When a gate is 'on' it pulls its associated variable resistor low. The diode isolates the resistor from the gate's output when high, so only low output affects LED brightness. The gate output could be used to drive a transistor if the logic gate cannot provide sufficient drive by itself.

With 3 pedal switches each gate has to monitor two other outputs, so 3 input NAND gates are required:-

^{simulate this circuit}

As more pedal switches are added the gates need more inputs and the wiring gets more complex. Standard TTL/CMOS logic gates are available with up to 8 inputs in a single IC. Beyond this you need to combine several gates to make each NAND, and a PLD (Programmable Logic Device) or MCU becomes attractive. Wiring complex circuits is tedious and error prone, so for any more than 4 switches (two 4 input NAND ICs required) I would probably use an MCU.

Answer 2

This scheme uses the difference in relay pick and hold voltages to do what you require. It has the small disadvantage that 2-pole foot switches are required.

DC relays typically pick at about 2/3 of their rated coil voltage and will remain on until the coil voltage drops below 1/3 supply. (These figures are very rough.)

^{simulate this circuit – Schematic created using CircuitLab}

Figure 1. Relay interlocking.

How it works:

• If SW1 is pressed the coil of RLY1 will be energised and the contacts will close. When the footswitch is released the coil will remain energised via R1, D1 and the hold-on contact.
• If SW2 is pressed RLY2 will pull in. At the same time the common hold-on supply will be shorted to ground and RLY1 will drop out.
• The spare contact of each relay can be used to control your "LED".
• R1 limits the current during short circuit.
• The diodes prevent back-feed onto the hold-on rail.

R1's value will need to be established by experiment. A value close to the coil resistance should give you 1/2 supply on the coil and this should be sufficient.

R1's power rating should be high enough to cope with a switch being held on indefinitely. e.g., On a 12 V supply, \$ P = \frac {V^2}{R} = \frac {12^2}{470} = 0.3 \; W \$.

^{simulate this circuit}

Figure 2. By using changeover contacts only the highest priority switch will feed the "LED" load in the event that multiple switches are pressed.

If you just want switch priority then Figure 3 would suffice.

^{simulate this circuit}

Figure 3. Simple switch priority.

Answer 3

How about:

^{simulate this circuit – Schematic created using CircuitLab}

This fulfills the stated requirement of making SW2 have no effect if SW1 is already closed. And it produces the same LED currents as your original when either SW1 or SW2 is closed. I changed the V1 value because 1 V is not realistically enough voltage to turn an LED on.

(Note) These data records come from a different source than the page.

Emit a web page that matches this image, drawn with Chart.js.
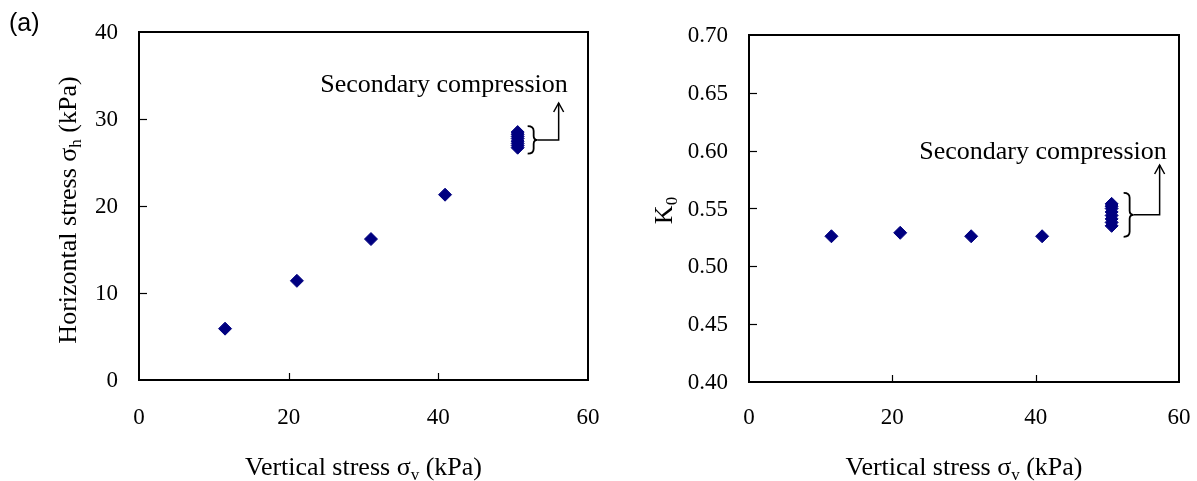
<!DOCTYPE html>
<html><head><meta charset="utf-8">
<script src="https://cdn.jsdelivr.net/npm/chart.js@4/dist/chart.umd.min.js"></script>
<style>
html,body{margin:0;padding:0;background:#fff;}
#wrap{position:relative;width:1197px;height:481px;overflow:hidden;}
#c1{position:absolute;left:0;top:0;}
#c2{position:absolute;left:600px;top:0;}
</style></head><body>
<div id="wrap"><canvas id="c1" width="600" height="481"></canvas><canvas id="c2" width="597" height="481"></canvas></div>
<script>
// ---- data ----
const sigmaV = [11.5, 21.1, 31.0, 40.9];
const sigmaH = [5.9, 11.4, 16.2, 21.3];
const K0 = [0.526, 0.529, 0.526, 0.526];
const secSigmaV = 50.6;
const secSigmaH = [26.7, 26.95, 27.2, 27.45, 27.75, 28.0, 28.25, 28.5];
const secK0 = [0.535, 0.538, 0.541, 0.544, 0.547, 0.550, 0.552, 0.554];
const xTickValues = [0, 20, 40, 60];
const leftYTickValues = [0, 10, 20, 30, 40];
const rightYTickValues = [0.40, 0.45, 0.50, 0.55, 0.60, 0.65, 0.70];
const panelLabel = '(a)';
const annotationText = 'Secondary compression';
const xTitleParts = [['Vertical stress σ', false], ['v', true], [' (kPa)', false]];
const leftYTitleParts = [['Horizontal stress σ', false], ['h', true], [' (kPa)', false]];
const rightYTitleParts = [['K', false], ['0', true]];

const SERIF = '"Liberation Serif", "Times New Roman", serif';
const MARK = '#000080';
const TITLE_SIZE = 26;
const TICK_FONT = '23px ' + SERIF;

function drawRich(ctx, parts, cx, cy, size) {
  const fMain = size + 'px ' + SERIF, fSub = Math.round(size * 0.66) + 'px ' + SERIF;
  ctx.save();
  ctx.translate(cx, cy);
  let w = 0;
  parts.forEach(p => { ctx.font = p[1] ? fSub : fMain; w += ctx.measureText(p[0]).width; });
  let x = -w / 2;
  ctx.textAlign = 'left'; ctx.textBaseline = 'alphabetic';
  const base = size * 0.33;
  parts.forEach(p => {
    ctx.font = p[1] ? fSub : fMain;
    ctx.fillText(p[0], x, base + (p[1] ? size * 0.2 : 0));
    x += ctx.measureText(p[0]).width;
  });
  ctx.restore();
}

function drawLabel(ctx, text, x, y, align, font) {
  ctx.font = font;
  ctx.textAlign = align; ctx.textBaseline = 'middle';
  ctx.fillText(text, x, y);
}

function line(ctx, x1, y1, x2, y2) { ctx.beginPath(); ctx.moveTo(x1, y1); ctx.lineTo(x2, y2); ctx.stroke(); }

const decor = {
  id: 'decor',
  afterDraw(chart, args, o) {
    const { ctx, chartArea: a, scales: { x, y } } = chart;
    ctx.save();
    ctx.strokeStyle = '#000'; ctx.fillStyle = '#000';
    // frame
    ctx.lineWidth = 2;
    ctx.strokeRect(a.left, a.top, a.right - a.left, a.bottom - a.top);
    // inward ticks + tick labels
    ctx.lineWidth = 1.2;
    x.ticks.forEach(t => {
      const px = x.getPixelForValue(t.value);
      drawLabel(ctx, o.fmtX(t.value), px, o.xLabelY, 'center', TICK_FONT);
      if (t.value <= x.min || t.value >= x.max) return;
      const rp = Math.round(px) + 0.5;
      line(ctx, rp, a.bottom, rp, a.bottom - 7);
    });
    y.ticks.forEach(t => {
      const py = y.getPixelForValue(t.value);
      drawLabel(ctx, o.fmtY(t.value), a.left - 21, py + 1, 'right', TICK_FONT);
      if (t.value <= y.min + 1e-9 || t.value >= y.max - 1e-9) return;
      const rp = Math.round(py) + 0.5;
      line(ctx, a.left, rp, a.left + 8, rp);
    });
    // titles
    drawRich(ctx, xTitleParts, (a.left + a.right) / 2, o.xTitleY, TITLE_SIZE);
    ctx.save();
    ctx.translate(o.yTitleX, (a.top + a.bottom) / 2 + o.yTitleDy);
    ctx.rotate(-Math.PI / 2);
    drawRich(ctx, o.yTitleParts, 0, 0, TITLE_SIZE);
    ctx.restore();
    if (o.panel) {
      ctx.font = '25px "Liberation Sans", Arial, sans-serif';
      ctx.textAlign = 'left'; ctx.textBaseline = 'alphabetic';
      ctx.fillText(o.panel, 9, 31);
    }
    // annotation: bracket + arrow + text
    const sec = chart.data.datasets[1].data;
    const cx = x.getPixelForValue(sec[0].x);
    const ys = sec.map(p => y.getPixelForValue(p.y));
    const top = Math.min(...ys) - 7 - o.bPad, bot = Math.max(...ys) + 7 + o.bPad;
    const mid = (top + bot) / 2;
    const bx = cx + o.bOff, bw = 6;
    ctx.lineWidth = 1.8;
    ctx.beginPath();
    ctx.moveTo(bx, top);
    ctx.quadraticCurveTo(bx + bw, top, bx + bw, top + 5);
    ctx.lineTo(bx + bw, mid - 4);
    ctx.quadraticCurveTo(bx + bw, mid, bx + bw + 4, mid);
    ctx.quadraticCurveTo(bx + bw, mid, bx + bw, mid + 4);
    ctx.lineTo(bx + bw, bot - 5);
    ctx.quadraticCurveTo(bx + bw, bot, bx, bot);
    ctx.stroke();
    ctx.lineWidth = 1.5;
    const ax = cx + o.arrowOff;
    ctx.beginPath();
    ctx.moveTo(bx + bw + 4, mid);
    ctx.lineTo(ax, mid);
    ctx.lineTo(ax, o.arrowTop);
    ctx.stroke();
    ctx.beginPath();
    ctx.moveTo(ax - 5, o.arrowTop + 9);
    ctx.lineTo(ax, o.arrowTop);
    ctx.lineTo(ax + 5, o.arrowTop + 9);
    ctx.stroke();
    drawLabel(ctx, annotationText, o.textX, o.textY, 'center', TITLE_SIZE + 'px ' + SERIF);
    ctx.restore();
  }
};

function makeChart(id, mainY, secY, yTicks, yMin, yMax, layoutPad, yWidth, xHeight, decorOpts) {
  return new Chart(document.getElementById(id), {
    type: 'scatter',
    data: {
      datasets: [
        { data: sigmaV.map((v, i) => ({ x: v, y: mainY[i] })) },
        { data: secY.map(v => ({ x: secSigmaV, y: v })) }
      ]
    },
    options: {
      responsive: false, animation: false,
      layout: { padding: layoutPad },
      elements: { point: { pointStyle: 'rectRot', radius: 6.5, backgroundColor: MARK, borderColor: MARK, borderWidth: 1 } },
      plugins: { legend: { display: false }, tooltip: { enabled: false }, decor: decorOpts },
      scales: {
        x: {
          type: 'linear', min: 0, max: 60,
          afterBuildTicks: s => { s.ticks = xTickValues.map(v => ({ value: v })); },
          afterFit: s => { s.height = xHeight; },
          ticks: { display: false },
          grid: { display: false }, border: { display: false }
        },
        y: {
          type: 'linear', min: yMin, max: yMax,
          afterBuildTicks: s => { s.ticks = yTicks.map(v => ({ value: v })); },
          afterFit: s => { s.width = yWidth; },
          ticks: { display: false },
          grid: { display: false }, border: { display: false }
        }
      }
    },
    plugins: [decor]
  });
}

makeChart('c1', sigmaH, secSigmaH, leftYTickValues, 0, 40,
  { left: 0, right: 12, top: 32, bottom: 0 }, 139, 101,
  { xTitleY: 466, xLabelY: 418, yTitleX: 67, yTitleDy: 4, yTitleParts: leftYTitleParts, panel: panelLabel,
    bPad: -1, bOff: 10, arrowOff: 41, arrowTop: 103, textX: 444, textY: 85,
    fmtX: v => String(v), fmtY: v => String(v) });

makeChart('c2', K0, secK0, rightYTickValues, 0.40, 0.70,
  { left: 0, right: 18, top: 35, bottom: 0 }, 149, 99,
  { xTitleY: 466, xLabelY: 418, yTitleX: 63, yTitleDy: 2, yTitleParts: rightYTitleParts, panel: null,
    bPad: 4, bOff: 12, arrowOff: 48, arrowTop: 165, textX: 443, textY: 152,
    fmtX: v => String(v), fmtY: v => Number(v).toFixed(2) });
</script>
</body></html>
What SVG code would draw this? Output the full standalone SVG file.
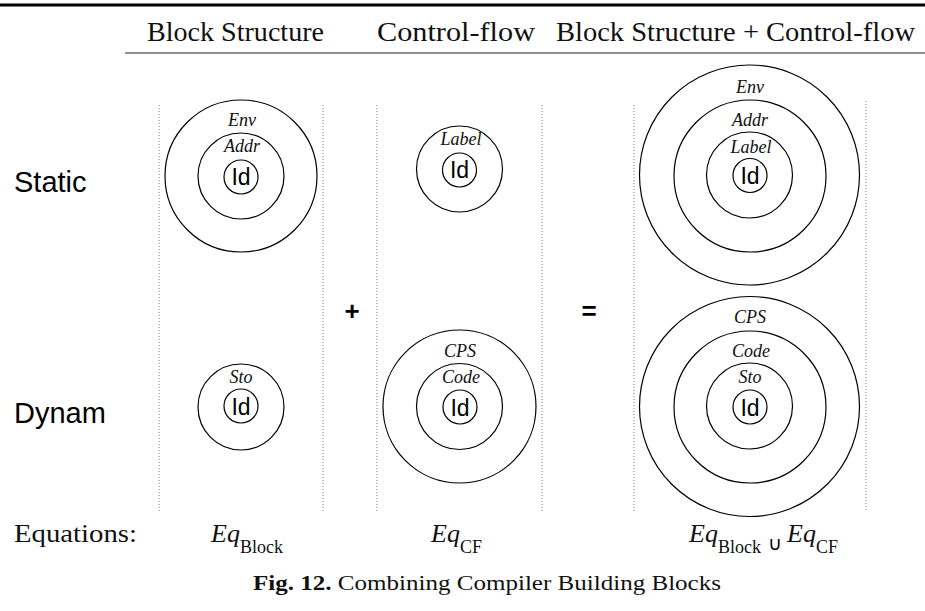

How to extend it to more than 2 switches depends on the details of which switch you want to have priority.

You should also consider what you want to happen if SW1 is closed, and then SW2 is closed, and then SW1 is opened, leaving only SW2 closed.

Answer 4

Basic Design

I never thought I'd be saying this, but it appears you may have found one of the few applications in which discrete diode logic could be useful...

^{simulate this circuit – Schematic created using CircuitLab}

The above circuit forms an OR gate using only diodes. When one turns on, roughly 8.3V is supplied to the resistor and LED. If another switch is pressed, the voltage across the LED and resistor stays about the same, and the current is split between the two (or more) of the diodes.

Design Process:

1. Choose the desired LED current

2. Determine the resistor needed to drive the LED at the desired current: $$R = \frac{9-V_D-V_{LED}}{I_{LED}}$$ where \$V_D\$ is the forward voltage drop across a diode, \$V_{LED}\$ is the voltage drop across the LED, and \$I_{LED}\$ is the desired operating current.

Adding Ballast Resistors

If the brightness of the LED varies significantly when different switch combinations are pressed, try adding a small resistor (less than 100 ohms) in series with each diode. These resistors will help equalize the current across each diode, but may also cause a larger change in current across the LED.

Adding a Current Mirror

If all else fails, consider driving the LED with a current mirror. The current mirror prevents variations in diode voltages from changing the LED drive current.

^{simulate this circuit}

$$ I_{LED} = \frac{9-V_{BE}}{R_1 + R_2} $$

A few caveats:

• This circuit has a significant quiescent current (20mA in the example), even when all of the switches are off.
• Depending on drive current, the 2N3904 may not be up to the task. The PN2222A would likely be a better choice.
• Even with 47 ohm ballast resistors (R2 and R3), poor transistor matching means that the drive current could end up being several milliamps above or below the desired value. This probably doesn't matter in your case.